Some overburdened veterinarians and technicians left the industry, Mondschein said. Others pivoted to relief work, which allows them to set their own hours filling in at practices across the region.

A growing market

Denise Ginex, the owner and only full-time vet at South Tampa Veterinary Care, remembers seeing as many as 28 patients a day at the peak of the pandemic.

At one point, mid-conversation with a client, the exhaustion of non-stop appointments caught up to her. She remembers sitting down in the bushes outside her clinic — an unassuming building tucked beside a Dollar Tree just off Dale Mabry Highway — and deciding to call it a day.

Ginex canceled the rest of her appointments and called her mother to pick her up, too tired to drive herself.

Though things have leveled out since then, Ginex continues to see 18 to 20 pets per day, often making calls during her lunch break to keep up. She’s still accepting new clients, she said, but she’s doing so at a slower pace to make sure her existing patients are cared for.

Though they’ve had to adapt, Ginex and Mondschein’s practices are managing to keep up with demand. But the influx of new residents to the Tampa area — including pet owners — has put more strain on practices like theirs.

Ginex has watched new apartment buildings sprout up across her South Tampa neighborhood. Even if only a third of the new occupants are pet owners, it’ll be enough to provide a steady supply of new clients for the handful of animal hospitals south of Gandy Boulevard, she said.

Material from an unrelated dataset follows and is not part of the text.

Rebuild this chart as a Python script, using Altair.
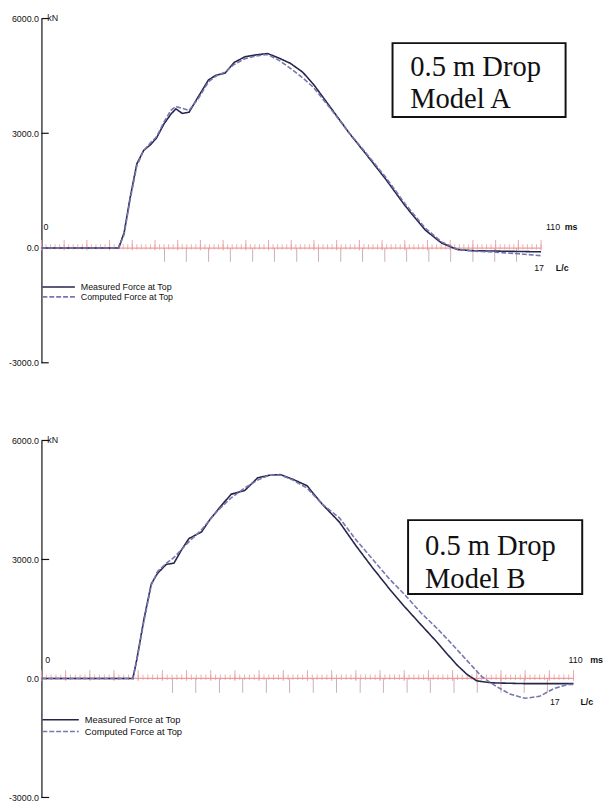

For months Ginex has been trying to bring another vet on staff. Like other practices in the area, she hasn’t had much luck.

“I’ve got no answers to my ads yet, since May,” Ginex said, reclining in a desk chair beneath a canvas print of her pet Doberman, Jock. Her cat, Cricket, perched on a filing cabinet across the office, confined to a carrier. “Nothing. Not a text, not an email, not a call.”